### Source data

-- BEGIN --

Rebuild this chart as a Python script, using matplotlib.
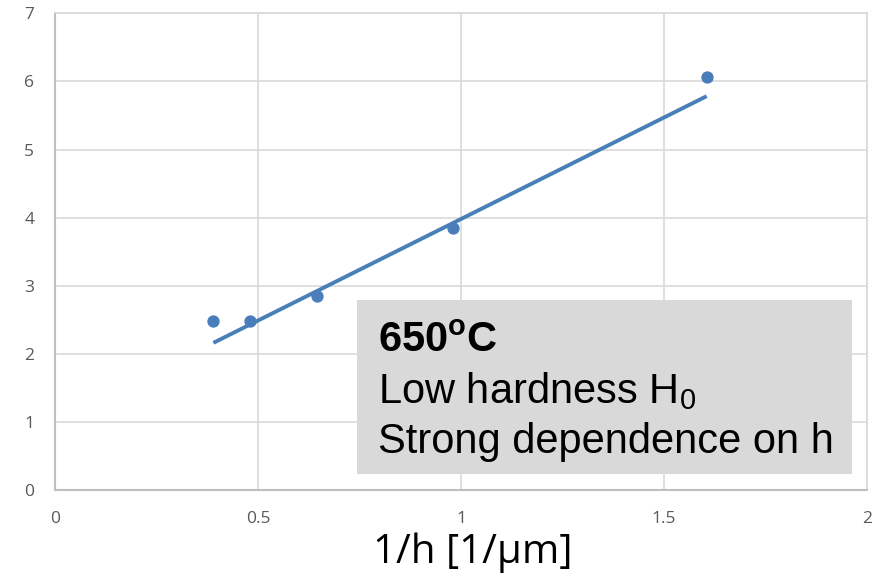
import matplotlib
matplotlib.use("Agg")
import matplotlib.pyplot as plt
from matplotlib.patches import Rectangle
import numpy as np

# measured points: inverse indentation depth vs hardness
inv_h = [0.39, 0.48, 0.645, 0.98, 1.605]
hardness = [2.49, 2.49, 2.85, 3.85, 6.06]

# linear trend line (slope, intercept)
trend_coef = [2.98, 1.00]

x_ticks = [0, 0.5, 1, 1.5, 2]
x_tick_labels = ["0", "0.5", "1", "1.5", "2"]
y_ticks = [0, 1, 2, 3, 4, 5, 6, 7]

blue = "#4a7ebb"
grid_c = "#d9d9d9"

plt.rcParams["mathtext.fontset"] = "custom"
plt.rcParams["mathtext.rm"] = "Liberation Sans"
plt.rcParams["mathtext.bf"] = "Liberation Sans:bold"

fig = plt.figure(figsize=(8.92, 5.76), dpi=100)
ax = fig.add_axes([0.0617, 0.149, 0.9103, 0.828])

ax.scatter(inv_h, hardness, s=62, color=blue, zorder=3)
xs = np.array([min(inv_h), max(inv_h)])
ax.plot(xs, np.polyval(trend_coef, xs), color=blue, lw=2.8, zorder=3,
        solid_capstyle="butt")

ax.set_xlim(0, 2)
ax.set_ylim(0, 7)
ax.set_xticks(x_ticks)
ax.set_xticklabels(x_tick_labels)
ax.set_yticks(y_ticks)
ax.grid(True, color=grid_c, lw=1.2)
ax.set_axisbelow(True)
for side in ["top", "right"]:
    ax.spines[side].set_color(grid_c)
    ax.spines[side].set_linewidth(1.2)
for side in ["left", "bottom"]:
    ax.spines[side].set_color("#bfbfbf")
    ax.spines[side].set_linewidth(1.5)
ax.tick_params(length=0, labelsize=12.5, labelcolor="#595959", pad=15)
for lab in ax.get_xticklabels() + ax.get_yticklabels():
    lab.set_fontfamily("Open Sans")

fig.text(0.53, 0.005, "1/h [1/\u03bcm]", fontsize=29, family="Open Sans",
         ha="center", va="bottom")

# annotation box
fig.patches.append(Rectangle((0.400, 0.177), 0.555, 0.302, transform=fig.transFigure,
                             facecolor="#d9d9d9", edgecolor="none", zorder=5))
fs = 30
fig.text(0.424, 0.389, r"$\mathbf{650^{o}C}$", fontsize=fs, va="baseline", zorder=6)
fig.text(0.424, 0.300, r"Low hardness H$_0$", fontsize=fs, family="Liberation Sans",
         va="baseline", zorder=6)
fig.text(0.424, 0.2135, "Strong dependence on h", fontsize=fs, family="Liberation Sans",
         va="baseline", zorder=6)

fig.savefig("out.png", dpi=100)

-- END --

Each line of the data is to be duplicated exactly; pictures stay out of the copy.

### Solved exercise
Rebuild this chart as a Python script, using matplotlib.
import matplotlib
matplotlib.use("Agg")
import matplotlib.pyplot as plt
from matplotlib.patches import Rectangle
import numpy as np

# measured points: inverse indentation depth vs hardness
inv_h = [0.39, 0.48, 0.645, 0.98, 1.605]
hardness = [2.49, 2.49, 2.85, 3.85, 6.06]

# linear trend line (slope, intercept)
trend_coef = [2.98, 1.00]

x_ticks = [0, 0.5, 1, 1.5, 2]
x_tick_labels = ["0", "0.5", "1", "1.5", "2"]
y_ticks = [0, 1, 2, 3, 4, 5, 6, 7]

blue = "#4a7ebb"
grid_c = "#d9d9d9"

plt.rcParams["mathtext.fontset"] = "custom"
plt.rcParams["mathtext.rm"] = "Liberation Sans"
plt.rcParams["mathtext.bf"] = "Liberation Sans:bold"

fig = plt.figure(figsize=(8.92, 5.76), dpi=100)
ax = fig.add_axes([0.0617, 0.149, 0.9103, 0.828])

ax.scatter(inv_h, hardness, s=62, color=blue, zorder=3)
xs = np.array([min(inv_h), max(inv_h)])
ax.plot(xs, np.polyval(trend_coef, xs), color=blue, lw=2.8, zorder=3,
        solid_capstyle="butt")

ax.set_xlim(0, 2)
ax.set_ylim(0, 7)
ax.set_xticks(x_ticks)
ax.set_xticklabels(x_tick_labels)
ax.set_yticks(y_ticks)
ax.grid(True, color=grid_c, lw=1.2)
ax.set_axisbelow(True)
for side in ["top", "right"]:
    ax.spines[side].set_color(grid_c)
    ax.spines[side].set_linewidth(1.2)
for side in ["left", "bottom"]:
    ax.spines[side].set_color("#bfbfbf")
    ax.spines[side].set_linewidth(1.5)
ax.tick_params(length=0, labelsize=12.5, labelcolor="#595959", pad=15)
for lab in ax.get_xticklabels() + ax.get_yticklabels():
    lab.set_fontfamily("Open Sans")

fig.text(0.53, 0.005, "1/h [1/\u03bcm]", fontsize=29, family="Open Sans",
         ha="center", va="bottom")

# annotation box
fig.patches.append(Rectangle((0.400, 0.177), 0.555, 0.302, transform=fig.transFigure,
                             facecolor="#d9d9d9", edgecolor="none", zorder=5))
fs = 30
fig.text(0.424, 0.389, r"$\mathbf{650^{o}C}$", fontsize=fs, va="baseline", zorder=6)
fig.text(0.424, 0.300, r"Low hardness H$_0$", fontsize=fs, family="Liberation Sans",
         va="baseline", zorder=6)
fig.text(0.424, 0.2135, "Strong dependence on h", fontsize=fs, family="Liberation Sans",
         va="baseline", zorder=6)

fig.savefig("out.png", dpi=100)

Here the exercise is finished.